LONDON – STMicroelectronics is considering plans to offer its fully depleted silicon on insulator (FDSOI) process to second-tier foundries United Microelectronics Corp. and SMIC.
This was revealed by Jean-Marc Chery, chief manufacturing and technology officer at STMicroelectronics NV, who also told EE Times that ST's agreement with Globalfoundries Inc. (Milpitas, Calif.) should provide enough capacity to satisfy initial demand but that it includes a clause that will deny some companies access to the 28-nm version of the process technology.
This was confirmation of something revealed by ST CEO Carlo Bozotti who told analysts at a one-day conference here on May 16 that "We now formally have a second source available to us and to a number of our competitors, but not all."
Chery said that with technology transfer agreements it was quite normal to have defined periods when the provider of the technology would continue to enjoy an advantage in the market. "We have been able to define a list of people at 28-nm who can have access to this technology," Chery told EE Times. When asked who would not be able to have access to 28-nm FDSOI, Chery said: "Not guys who compete [with ST] in chips for set-top box, home gateways and digital ASICs for networking." Chery declined to confirm or deny that Broadcom was a company that would not be given access to 28-nm FDSOI. "At the 14-nm node, the platform is completely open," Chery said.
The follow-on node to 28-nm FDSOI is 14-nm FDSOI, which is intended to compete with 16-nm and 14-nm FinFET processes from the major chipmakers, Intel, TSMC, Samsung and Globalfoundries.
Jean-Marc Chery, chief manufacturing and technology officer with STMicroelectronics.
The ultra-thin body and buried oxide (UTBB) FDSOI planar process is claimed to have advantages over other manufacturing process variants, such as bulk planar CMOS and FinFET CMOS in terms of trade-offs between performance, power consumption and manufacturability. One concern has been the cost and availability of the specialized SOI wafers but ST claims that the simple nature of the process compared with FinFETs makes the total cost of production advantageous. Following on from much initial work by IBM ST has pioneered the FDSOI process, although the most of the major foundries are working on the premise that bulk CMOS at 20-nm will be quickly followed by FinFET manufacturing at about 16- or 14-nm. Intel introduced the first FinFET process at 22-nm.
Some observers point to the apparent lack of interest in FDSOI amongst leading manufacturers including Intel, TSMC and Samsung and say this casts doubt on the viability of the process and its ability to developing a supporting ecosystem.

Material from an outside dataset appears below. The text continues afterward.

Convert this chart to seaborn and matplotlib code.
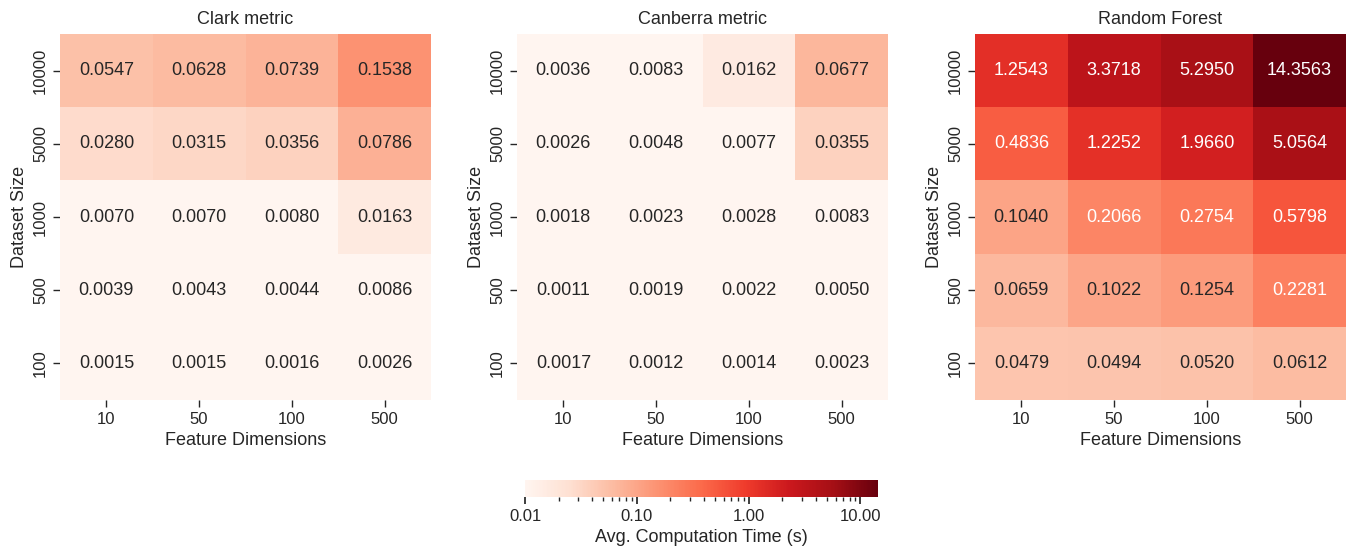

Chery said that FDSOI is an incremental innovation from bulk CMOS. "We can reuse extensively IPs that have been developed for bulk," he said. He added that a number of customers have turned to ST saying that they cannot afford to go FinFET manufacturing processes. "People using 28-nm CMOS bulk want an improvement but don’t want to go to 20-nm bulk CMOS or FinFETs," said Chery.
"We have two nodes – 28-nm and 14-nm – to build an ecosystem. And Globalfoundries sees a good future for this product for high volume, high complexity ICs. That's for things like low-cost smartphones and low-end tablets."
Chery said that while Globalfoundries is a good initial partner for the roll out of FDSOI the agreement is not an exclusive one. "We have a market share agreement with Globalfoundries," said Chery. "With IBM and as part of an extension to the ISDA [International Semiconductor Development Alliance] we have agreed the possibility to transfer the FDSOI to tier-two foundries, such as UMC and SMIC," he added. In June 2012 UMC (Hsinchu, Taiwan) announced it had signed a license agreement with IBM to support the development of 20-nm CMOS, including FinFET-style transistors.